Mais certains de mes amis, de mes connaissances, des gens que je connaissais depuis des années, m’ont littéralement laissé tomber. Tout comme ces hétéros qui n’ont subitement plus rien voulu avoir à faire avec moi, comme si je faisais moi-même la guerre là-bas.
Parlez-moi un peu de Boy Butter, l’entreprise que vous avez créée dans la maison de vos parents.
J’ai mis au point ce produit il y a de cela 21 ans. Je voulais un produit pour adultes, mais avec un packaging inspiré des rayons épicerie, pour qu’il ne suscite aucune gêne. À l’époque, la sexualité était encore entourée d’un halo de honte. Les gens ont adoré.

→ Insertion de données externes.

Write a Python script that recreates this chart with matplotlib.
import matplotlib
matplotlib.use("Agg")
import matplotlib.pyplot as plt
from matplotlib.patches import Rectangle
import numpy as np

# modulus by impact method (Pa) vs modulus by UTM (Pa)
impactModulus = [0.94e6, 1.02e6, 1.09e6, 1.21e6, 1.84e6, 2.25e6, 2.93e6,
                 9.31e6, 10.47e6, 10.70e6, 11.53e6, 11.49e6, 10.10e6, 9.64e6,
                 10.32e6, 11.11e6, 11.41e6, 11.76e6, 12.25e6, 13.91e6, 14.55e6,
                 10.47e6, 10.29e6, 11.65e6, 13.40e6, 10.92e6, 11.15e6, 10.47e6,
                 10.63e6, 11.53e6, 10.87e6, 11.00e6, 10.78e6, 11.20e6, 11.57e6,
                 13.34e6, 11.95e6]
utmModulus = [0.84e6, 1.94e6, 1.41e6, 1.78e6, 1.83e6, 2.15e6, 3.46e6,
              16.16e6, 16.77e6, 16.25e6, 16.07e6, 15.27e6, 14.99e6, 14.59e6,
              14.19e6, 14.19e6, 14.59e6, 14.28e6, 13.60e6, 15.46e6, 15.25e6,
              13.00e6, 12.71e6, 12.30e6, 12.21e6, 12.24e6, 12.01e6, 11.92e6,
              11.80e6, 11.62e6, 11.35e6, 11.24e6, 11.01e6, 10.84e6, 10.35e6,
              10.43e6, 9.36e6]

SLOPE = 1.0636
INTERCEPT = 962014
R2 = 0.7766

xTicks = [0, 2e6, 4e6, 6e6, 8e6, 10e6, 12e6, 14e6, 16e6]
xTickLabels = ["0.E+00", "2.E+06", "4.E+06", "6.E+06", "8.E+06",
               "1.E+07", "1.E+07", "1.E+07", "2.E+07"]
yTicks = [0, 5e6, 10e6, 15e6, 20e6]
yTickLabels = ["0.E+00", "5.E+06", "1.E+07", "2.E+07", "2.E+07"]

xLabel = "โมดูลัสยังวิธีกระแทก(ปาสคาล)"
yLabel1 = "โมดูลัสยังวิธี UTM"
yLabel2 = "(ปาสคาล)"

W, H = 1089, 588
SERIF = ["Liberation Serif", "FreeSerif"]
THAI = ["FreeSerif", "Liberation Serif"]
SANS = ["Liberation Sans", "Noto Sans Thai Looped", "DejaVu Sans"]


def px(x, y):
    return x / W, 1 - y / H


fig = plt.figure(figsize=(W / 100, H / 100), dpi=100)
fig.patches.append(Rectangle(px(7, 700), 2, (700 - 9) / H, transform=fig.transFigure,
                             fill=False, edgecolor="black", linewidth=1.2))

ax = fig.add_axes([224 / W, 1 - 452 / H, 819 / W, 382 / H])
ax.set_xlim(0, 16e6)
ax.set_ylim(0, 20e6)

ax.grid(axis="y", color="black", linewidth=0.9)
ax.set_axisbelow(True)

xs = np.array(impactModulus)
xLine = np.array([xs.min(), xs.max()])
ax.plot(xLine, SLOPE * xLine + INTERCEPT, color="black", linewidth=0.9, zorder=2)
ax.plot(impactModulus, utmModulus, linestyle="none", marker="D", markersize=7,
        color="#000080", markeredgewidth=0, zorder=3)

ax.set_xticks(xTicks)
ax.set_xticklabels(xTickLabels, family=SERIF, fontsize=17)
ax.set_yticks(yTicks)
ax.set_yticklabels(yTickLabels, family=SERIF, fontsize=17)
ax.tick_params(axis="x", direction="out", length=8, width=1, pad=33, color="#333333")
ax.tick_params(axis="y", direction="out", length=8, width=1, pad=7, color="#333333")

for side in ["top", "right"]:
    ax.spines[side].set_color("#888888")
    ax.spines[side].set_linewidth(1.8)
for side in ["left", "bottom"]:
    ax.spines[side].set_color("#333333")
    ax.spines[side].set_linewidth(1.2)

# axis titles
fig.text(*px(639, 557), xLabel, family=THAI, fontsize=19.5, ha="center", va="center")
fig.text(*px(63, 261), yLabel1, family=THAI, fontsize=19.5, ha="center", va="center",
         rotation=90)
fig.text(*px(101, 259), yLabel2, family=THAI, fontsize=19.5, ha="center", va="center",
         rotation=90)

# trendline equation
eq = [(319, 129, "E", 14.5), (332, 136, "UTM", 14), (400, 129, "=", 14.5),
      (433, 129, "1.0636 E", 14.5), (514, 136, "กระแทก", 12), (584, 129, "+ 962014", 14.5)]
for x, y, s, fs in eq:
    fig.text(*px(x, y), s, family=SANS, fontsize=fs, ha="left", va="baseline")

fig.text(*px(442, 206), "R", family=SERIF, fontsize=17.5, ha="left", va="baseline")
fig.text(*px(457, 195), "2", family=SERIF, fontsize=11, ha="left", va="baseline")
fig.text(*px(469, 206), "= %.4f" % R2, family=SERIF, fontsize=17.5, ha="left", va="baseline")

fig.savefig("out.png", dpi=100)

Depuis cette époque, ce puritanisme a reculé. Les lubrifiants sont passés des magasins pour adultes aux rayons des supermarchés. Ils se vendent maintenant comme n’importe quelle lotion pour le corps, mais le côté kitsch du produit demeure. On en parle notamment beaucoup sur HBO, par exemple dans le dernier épisode de « Sex and the City ».
C’est un boulot à plein temps, j’adore ce que je fais. Je participe à beaucoup de salons professionnels et je porte toujours mon étoile de David. Les gens savent que je suis israélien et on me demande parfois si le produit est casher.